**GOAL**: Transcribe the material verbatim in full; the pictures do not belong in the copy.

**MATERIAL**:
——

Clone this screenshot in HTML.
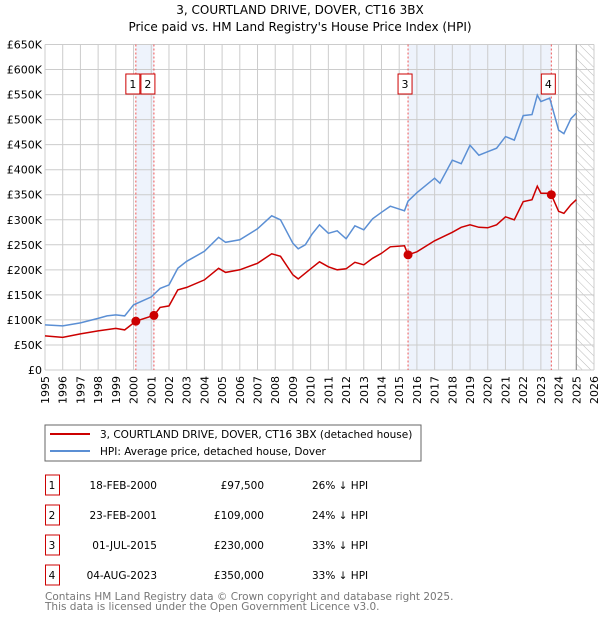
<!DOCTYPE html>
<html><head><meta charset="utf-8"><style>
body{margin:0;background:#fff;font-family:"Liberation Sans","DejaVu Sans",sans-serif;}
svg{display:block}
text{font-family:"DejaVu Sans","Liberation Sans",sans-serif;}
</style></head><body>
<svg id="c" width="600" height="620">
<defs><pattern id="hatch" width="6" height="6" patternUnits="userSpaceOnUse" patternTransform="rotate(-45)"><line x1="0" y1="0" x2="0" y2="6" stroke="#bbb" stroke-width="1"/></pattern></defs>
<text x="300" y="14" text-anchor="middle" font-size="12" fill="#000">3, COURTLAND DRIVE, DOVER, CT16 3BX</text>
<text x="300" y="31" text-anchor="middle" font-size="12" fill="#000">Price paid vs. HM Land Registry's House Price Index (HPI)</text>
<g id="plot"></g>
<rect x="45" y="425" width="376" height="36" fill="#fff" stroke="#666"/>
<line x1="50" y1="434" x2="90" y2="434" stroke="#cc0000" stroke-width="2"/>
<text x="100" y="438" font-size="10.5">3, COURTLAND DRIVE, DOVER, CT16 3BX (detached house)</text>
<line x1="50" y1="451" x2="90" y2="451" stroke="#5b8fd4" stroke-width="2"/>
<text x="100" y="455" font-size="10.5">HPI: Average price, detached house, Dover</text>
<g id="table" font-size="10.5"></g>
<text x="45" y="600" font-size="10.5" fill="#777">Contains HM Land Registry data © Crown copyright and database right 2025.</text>
<text x="45" y="610" font-size="10.5" fill="#777">This data is licensed under the Open Government Licence v3.0.</text>
</svg>
<script>
const hpiYears=[1995,1996,1997,1998,1998.5,1999,1999.5,2000,2001,2001.5,2002,2002.5,2003,2004,2004.8,2005.2,2006,2007,2007.8,2008.3,2009,2009.3,2009.7,2010.07,2010.5,2011,2011.5,2012,2012.5,2013,2013.5,2014,2014.5,2015.3,2015.5,2016,2017,2017.3,2018,2018.5,2019,2019.5,2020,2020.5,2021,2021.5,2022,2022.5,2022.8,2023,2023.5,2024,2024.3,2024.7,2025];
const hpiValues=[90,88,94,103,108,110,108,130,146,163,170,203,217,237,265,255,260,282,308,300,253,242,250,271,290,273,278,262,288,280,302,315,327,318,337,354,383,373,419,412,449,429,436,443,466,459,508,510,549,536,543,479,472,502,513];
const propYears=[1995,1996,1997,1998,1999,1999.5,2000.13,2001.15,2001.5,2002,2002.5,2003,2004,2004.8,2005.2,2006,2007,2007.8,2008.3,2009,2009.3,2010.07,2010.5,2011,2011.5,2012,2012.5,2013,2013.5,2014,2014.5,2015.3,2015.5,2016,2017,2018,2018.5,2019,2019.5,2020,2020.5,2021,2021.5,2022,2022.5,2022.8,2023,2023.5,2023.59,2024,2024.3,2024.7,2025];
const propValues=[68,65,72,78,83,80,97.5,109,125,128,160,165,180,203,195,200,213,232,227,190,182,204,216,206,200,202,215,210,223,233,246,248,230,236,258,275,285,290,285,284,290,306,300,336,340,367,353,353,350,317,313,330,340];
const saleYears=[2000.13,2001.15,2015.5,2023.59];
const saleValues=[97.5,109,230,350];
const saleLabels=["1","2","3","4"];
const saleDates=["18-FEB-2000","23-FEB-2001","01-JUL-2015","04-AUG-2023"];
const salePrices=["£97,500","£109,000","£230,000","£350,000"];
const saleDiffs=["26% ↓ HPI","24% ↓ HPI","33% ↓ HPI","33% ↓ HPI"];
const yTicks=[0,50,100,150,200,250,300,350,400,450,500,550,600,650];
const xTicks=[];for(let y=1995;y<=2026;y++)xTicks.push(y);

const X0=45,X1=594,Y0=370,Y1=44.5;
const xs=v=>X0+(v-1995)/(2026-1995)*(X1-X0);
const ys=v=>Y0-(v/650)*(Y0-Y1);
const NS="http://www.w3.org/2000/svg";
const plot=document.getElementById('plot');
function mk(tag,attrs,parent){const e=document.createElementNS(NS,tag);for(const k in attrs)e.setAttribute(k,attrs[k]);(parent||plot).appendChild(e);return e;}

// shaded bands
let b=mk('rect',{x:xs(saleYears[0]),y:Y1,width:xs(saleYears[1])-xs(saleYears[0]),height:Y0-Y1,fill:'#eef3fc'});


b=mk('rect',{x:xs(saleYears[2]),y:Y1,width:xs(saleYears[3])-xs(saleYears[2]),height:Y0-Y1,fill:'#eef3fc'});


b=mk('rect',{x:xs(2025),y:Y1,width:X1-xs(2025),height:Y0-Y1,fill:'url(#hatch)'});



// grid
xTicks.forEach(t=>{
 const l=mk('line',{x1:xs(t),x2:xs(t),y1:Y1,y2:Y0,stroke:'#cccccc','stroke-width':1});
 
 
 const tx=mk('text',{x:0,y:0,'font-size':11,'text-anchor':'end',transform:`translate(${xs(t)+4},${Y0+6}) rotate(-90)`});
 tx.textContent=t;
 
 
});
yTicks.forEach(t=>{
 const l=mk('line',{x1:X0,x2:X1,y1:ys(t),y2:ys(t),stroke:'#cccccc','stroke-width':1});
 
 
 const tx=mk('text',{x:X0-3,y:ys(t)+4,'font-size':11,'text-anchor':'end'});
 tx.textContent=t===0?'£0':'£'+t+'K';
 
 
});
let v=mk('line',{x1:xs(2025),x2:xs(2025),y1:Y1,y2:Y0,stroke:'#888','stroke-width':1});



// sale dashed lines
saleYears.forEach((s,i)=>{
 const l=mk('line',{x1:xs(s),x2:xs(s),y1:Y1,y2:Y0,stroke:'#ee5555','stroke-width':1,'stroke-dasharray':'2,2'});
 
 
});

// series
function path(xa,va){return xa.map((x,i)=>(i?'L':'M')+xs(x).toFixed(1)+','+ys(va[i]).toFixed(1)).join('');}
let p=mk('path',{d:path(hpiYears,hpiValues),fill:'none',stroke:'#5b8fd4','stroke-width':1.5});


p=mk('path',{d:path(propYears,propValues),fill:'none',stroke:'#cc0000','stroke-width':1.5});



// sale points and labels
const boxOff=[-3,-3,-3,-3];
saleYears.forEach((s,i)=>{
 const c=mk('circle',{cx:xs(s),cy:ys(saleValues[i]),r:4.5,fill:'#cc0000'});
 
 
 const bx=xs(s)-10+(i===1?-3:0);
 const r=mk('rect',{x:bx,y:74,width:14,height:20,fill:'#fff',stroke:'#cc0000'});
 
 
 const t=mk('text',{x:bx+7,y:88,'font-size':11,'text-anchor':'middle'});
 t.textContent=saleLabels[i];
 
 
});

// table
const tb=document.getElementById('table');
saleLabels.forEach((lab,i)=>{
 const y=483+i*30;
 const r=mk('rect',{x:45.5,y:y-8,width:14,height:20,fill:'#fff',stroke:'#cc0000'},tb);
 
 
 const cells=[[52,lab,'middle'],[157,saleDates[i],'end'],[264,salePrices[i],'end'],[312,saleDiffs[i],'start']];
 cells.forEach((c,j)=>{
  const t=mk('text',{x:c[0],y:y+6,'text-anchor':c[2]},tb);
  t.textContent=c[1];
  
  
 });
});
</script>
</body></html>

——

**EXERCISE SOLUTION**:
Clone this screenshot in HTML.
<!DOCTYPE html>
<html><head><meta charset="utf-8"><style>
body{margin:0;background:#fff;font-family:"Liberation Sans","DejaVu Sans",sans-serif;}
svg{display:block}
text{font-family:"DejaVu Sans","Liberation Sans",sans-serif;}
</style></head><body>
<svg id="c" width="600" height="620">
<defs><pattern id="hatch" width="6" height="6" patternUnits="userSpaceOnUse" patternTransform="rotate(-45)"><line x1="0" y1="0" x2="0" y2="6" stroke="#bbb" stroke-width="1"/></pattern></defs>
<text x="300" y="14" text-anchor="middle" font-size="12" fill="#000">3, COURTLAND DRIVE, DOVER, CT16 3BX</text>
<text x="300" y="31" text-anchor="middle" font-size="12" fill="#000">Price paid vs. HM Land Registry's House Price Index (HPI)</text>
<g id="plot"></g>
<rect x="45" y="425" width="376" height="36" fill="#fff" stroke="#666"/>
<line x1="50" y1="434" x2="90" y2="434" stroke="#cc0000" stroke-width="2"/>
<text x="100" y="438" font-size="10.5">3, COURTLAND DRIVE, DOVER, CT16 3BX (detached house)</text>
<line x1="50" y1="451" x2="90" y2="451" stroke="#5b8fd4" stroke-width="2"/>
<text x="100" y="455" font-size="10.5">HPI: Average price, detached house, Dover</text>
<g id="table" font-size="10.5"></g>
<text x="45" y="600" font-size="10.5" fill="#777">Contains HM Land Registry data © Crown copyright and database right 2025.</text>
<text x="45" y="610" font-size="10.5" fill="#777">This data is licensed under the Open Government Licence v3.0.</text>
</svg>
<script>
const hpiYears=[1995,1996,1997,1998,1998.5,1999,1999.5,2000,2001,2001.5,2002,2002.5,2003,2004,2004.8,2005.2,2006,2007,2007.8,2008.3,2009,2009.3,2009.7,2010.07,2010.5,2011,2011.5,2012,2012.5,2013,2013.5,2014,2014.5,2015.3,2015.5,2016,2017,2017.3,2018,2018.5,2019,2019.5,2020,2020.5,2021,2021.5,2022,2022.5,2022.8,2023,2023.5,2024,2024.3,2024.7,2025];
const hpiValues=[90,88,94,103,108,110,108,130,146,163,170,203,217,237,265,255,260,282,308,300,253,242,250,271,290,273,278,262,288,280,302,315,327,318,337,354,383,373,419,412,449,429,436,443,466,459,508,510,549,536,543,479,472,502,513];
const propYears=[1995,1996,1997,1998,1999,1999.5,2000.13,2001.15,2001.5,2002,2002.5,2003,2004,2004.8,2005.2,2006,2007,2007.8,2008.3,2009,2009.3,2010.07,2010.5,2011,2011.5,2012,2012.5,2013,2013.5,2014,2014.5,2015.3,2015.5,2016,2017,2018,2018.5,2019,2019.5,2020,2020.5,2021,2021.5,2022,2022.5,2022.8,2023,2023.5,2023.59,2024,2024.3,2024.7,2025];
const propValues=[68,65,72,78,83,80,97.5,109,125,128,160,165,180,203,195,200,213,232,227,190,182,204,216,206,200,202,215,210,223,233,246,248,230,236,258,275,285,290,285,284,290,306,300,336,340,367,353,353,350,317,313,330,340];
const saleYears=[2000.13,2001.15,2015.5,2023.59];
const saleValues=[97.5,109,230,350];
const saleLabels=["1","2","3","4"];
const saleDates=["18-FEB-2000","23-FEB-2001","01-JUL-2015","04-AUG-2023"];
const salePrices=["£97,500","£109,000","£230,000","£350,000"];
const saleDiffs=["26% ↓ HPI","24% ↓ HPI","33% ↓ HPI","33% ↓ HPI"];
const yTicks=[0,50,100,150,200,250,300,350,400,450,500,550,600,650];
const xTicks=[];for(let y=1995;y<=2026;y++)xTicks.push(y);

const X0=45,X1=594,Y0=370,Y1=44.5;
const xs=v=>X0+(v-1995)/(2026-1995)*(X1-X0);
const ys=v=>Y0-(v/650)*(Y0-Y1);
const NS="http://www.w3.org/2000/svg";
const plot=document.getElementById('plot');
function mk(tag,attrs,parent){const e=document.createElementNS(NS,tag);for(const k in attrs)e.setAttribute(k,attrs[k]);(parent||plot).appendChild(e);return e;}

// shaded bands
let b=mk('rect',{x:xs(saleYears[0]),y:Y1,width:xs(saleYears[1])-xs(saleYears[0]),height:Y0-Y1,fill:'#eef3fc'});


b=mk('rect',{x:xs(saleYears[2]),y:Y1,width:xs(saleYears[3])-xs(saleYears[2]),height:Y0-Y1,fill:'#eef3fc'});


b=mk('rect',{x:xs(2025),y:Y1,width:X1-xs(2025),height:Y0-Y1,fill:'url(#hatch)'});



// grid
xTicks.forEach(t=>{
 const l=mk('line',{x1:xs(t),x2:xs(t),y1:Y1,y2:Y0,stroke:'#cccccc','stroke-width':1});
 
 
 const tx=mk('text',{x:0,y:0,'font-size':11,'text-anchor':'end',transform:`translate(${xs(t)+4},${Y0+6}) rotate(-90)`});
 tx.textContent=t;
 
 
});
yTicks.forEach(t=>{
 const l=mk('line',{x1:X0,x2:X1,y1:ys(t),y2:ys(t),stroke:'#cccccc','stroke-width':1});
 
 
 const tx=mk('text',{x:X0-3,y:ys(t)+4,'font-size':11,'text-anchor':'end'});
 tx.textContent=t===0?'£0':'£'+t+'K';
 
 
});
let v=mk('line',{x1:xs(2025),x2:xs(2025),y1:Y1,y2:Y0,stroke:'#888','stroke-width':1});



// sale dashed lines
saleYears.forEach((s,i)=>{
 const l=mk('line',{x1:xs(s),x2:xs(s),y1:Y1,y2:Y0,stroke:'#ee5555','stroke-width':1,'stroke-dasharray':'2,2'});
 
 
});

// series
function path(xa,va){return xa.map((x,i)=>(i?'L':'M')+xs(x).toFixed(1)+','+ys(va[i]).toFixed(1)).join('');}
let p=mk('path',{d:path(hpiYears,hpiValues),fill:'none',stroke:'#5b8fd4','stroke-width':1.5});


p=mk('path',{d:path(propYears,propValues),fill:'none',stroke:'#cc0000','stroke-width':1.5});



// sale points and labels
const boxOff=[-3,-3,-3,-3];
saleYears.forEach((s,i)=>{
 const c=mk('circle',{cx:xs(s),cy:ys(saleValues[i]),r:4.5,fill:'#cc0000'});
 
 
 const bx=xs(s)-10+(i===1?-3:0);
 const r=mk('rect',{x:bx,y:74,width:14,height:20,fill:'#fff',stroke:'#cc0000'});
 
 
 const t=mk('text',{x:bx+7,y:88,'font-size':11,'text-anchor':'middle'});
 t.textContent=saleLabels[i];
 
 
});

// table
const tb=document.getElementById('table');
saleLabels.forEach((lab,i)=>{
 const y=483+i*30;
 const r=mk('rect',{x:45.5,y:y-8,width:14,height:20,fill:'#fff',stroke:'#cc0000'},tb);
 
 
 const cells=[[52,lab,'middle'],[157,saleDates[i],'end'],[264,salePrices[i],'end'],[312,saleDiffs[i],'start']];
 cells.forEach((c,j)=>{
  const t=mk('text',{x:c[0],y:y+6,'text-anchor':c[2]},tb);
  t.textContent=c[1];
  
  
 });
});
</script>
</body></html>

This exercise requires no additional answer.